I’m pretty commonwealthy for an American. I’m a Victorianist, not an Americanist. I get excited about transatlantic interactions like the meeting between Whitman and Wilde in 1882. I even secretly consider Her Majesty, Queen Elizabeth II, my queen as much as my little papist heart can handle.
And I have to say, there might not be anything more English that the 4th of July.
What could I possibly mean by that?
Of course there’s the Lockean sources of Jefferson’s thought and all that, but I want to go back even further.
Let’s go all the way back to the nation’s mythic Trojan beginnings (WARNING: fictional, non-historical document about to follow).
In Geoffrey of Monmouth’s Historia Regum Britannia, the Trojans are imagined as the first inhabitants of the island, besides those pesky giants, of course. The etymologies of Britain and Breton are even traced through this mythic past to the name of their leader, Brutus (no, not that Brutus).
Where this fits in with Americanism is the whole reason why Brutus and his Trojans landed on the coast of Totnes was because of a desire for liberty. As Brutus related it to their Greek rulers, the Trojans have
betaken themselves to the protection of the woods for they have preferred living after the manner of wild beasts, upon flesh and herbs, with the enjoyment of liberty, to continuing longer in the greatest luxury under the yoke of slavery.

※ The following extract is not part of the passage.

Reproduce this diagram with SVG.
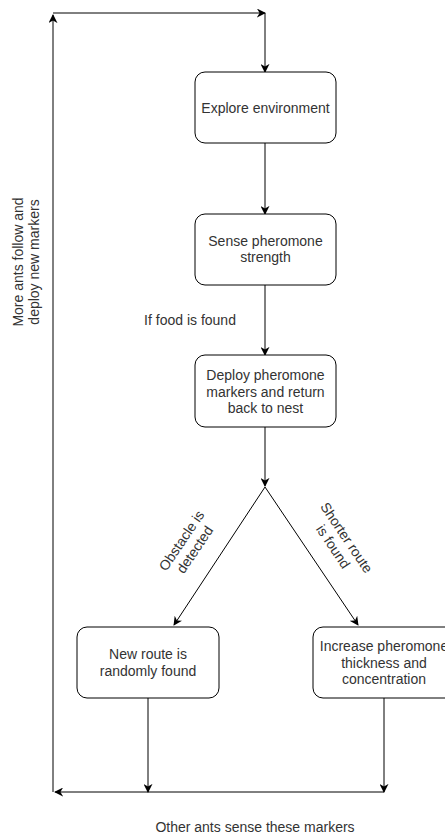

This same desire for liberty pervades the Arthurian mythos that follows from the mythic Trojan origins. Tennyson sums it up in the mouth of Sir Gareth who says,
who swept the dust of ruined Rome
From off the threshold of the realm, and crushed
The Idolators, and made the people free?
Who should be King save him who makes us free?”
The king who makes us free should be king. Well put Sir Gareth!
As a commonwealthy American, it seems to me that the event celebrated today is ideologically very English.